Good Neighbors
With Thanksgiving arriving Thursday, I have been contemplating gratitude. Grateful for my family, for my friends from across my life and across the country, and especially grateful these days for the warm and supportive community of neighbors we have here in Santa Fe. Twenty years ago, when Jeff bought our first condo, preconstruction, in Zocalo, a new condominium community designed by the Mexican architect Ricardo Legorreta, we thought of it as a vacation home. At that time, he had an apartment in New York, and I had my condominium in Santa Monica as well as a place in Cambridge that I shared with my dear friend Cathy. Too many places. When Jeff proposed to me, he teasingly framed it as a real estate consolidation.
By the time we moved into Zocalo we were down to three homes and before long just Santa Monica and Santa Fe. Like us most of our neighbors here were part time residents who we would smile and wave to but didn't really know. Over the years, we made friends with our close neighbors, but we were still coming and going frequently. With retirement just a few years away, we made a commitment to live here and moved to a larger home a few doors up the street.
Today we stop and talk to our neighbors as we walk the dog or chat with them around the pool. Now they are true friends, not just neighbors—people you can trust with your stories. There are monthly gatherings for cocktails, barbeques in back yards, dinners out together and when times prove difficult, drives to doctors or urgent care. There's a women's group, a book club, yoga classes, Crafternoons for knitting and a few mah jongg players in the clubhouse on Sundays.
I have written before about my early childhood neighborhood on Woolman Street in Butte, a kid's memory of a happy place. I shared my nostalgia for Ocean Park, where I loved having one of my best friends, Charlotte, as a next-door neighbor. In many ways the neighborliness that I feel here reminds of life on Brookshire Avenue in Ventura where I lived from sixth grade until I left for college. Everyone knew most every family up and down the block. Kids played together, I babysat for them, parents had cocktails together and watched out for us even if they didn't always manage to keep us out of trouble.

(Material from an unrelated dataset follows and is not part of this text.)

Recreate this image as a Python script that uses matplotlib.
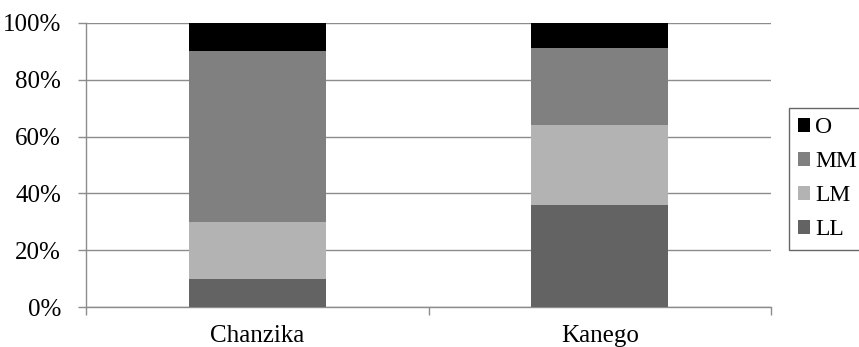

While there are younger couples in Zocalo there are few children although young Eva down the street does her best to befriend us and our dog Archie as she scooters down Avenida Rincon. Retired, we have time to get to know one another, to appreciate the creative energy and talents of our friends, to give back to our community. And to appreciate Legorreta's bold, brightly colored contemporary architecture as we walk about the neighborhood.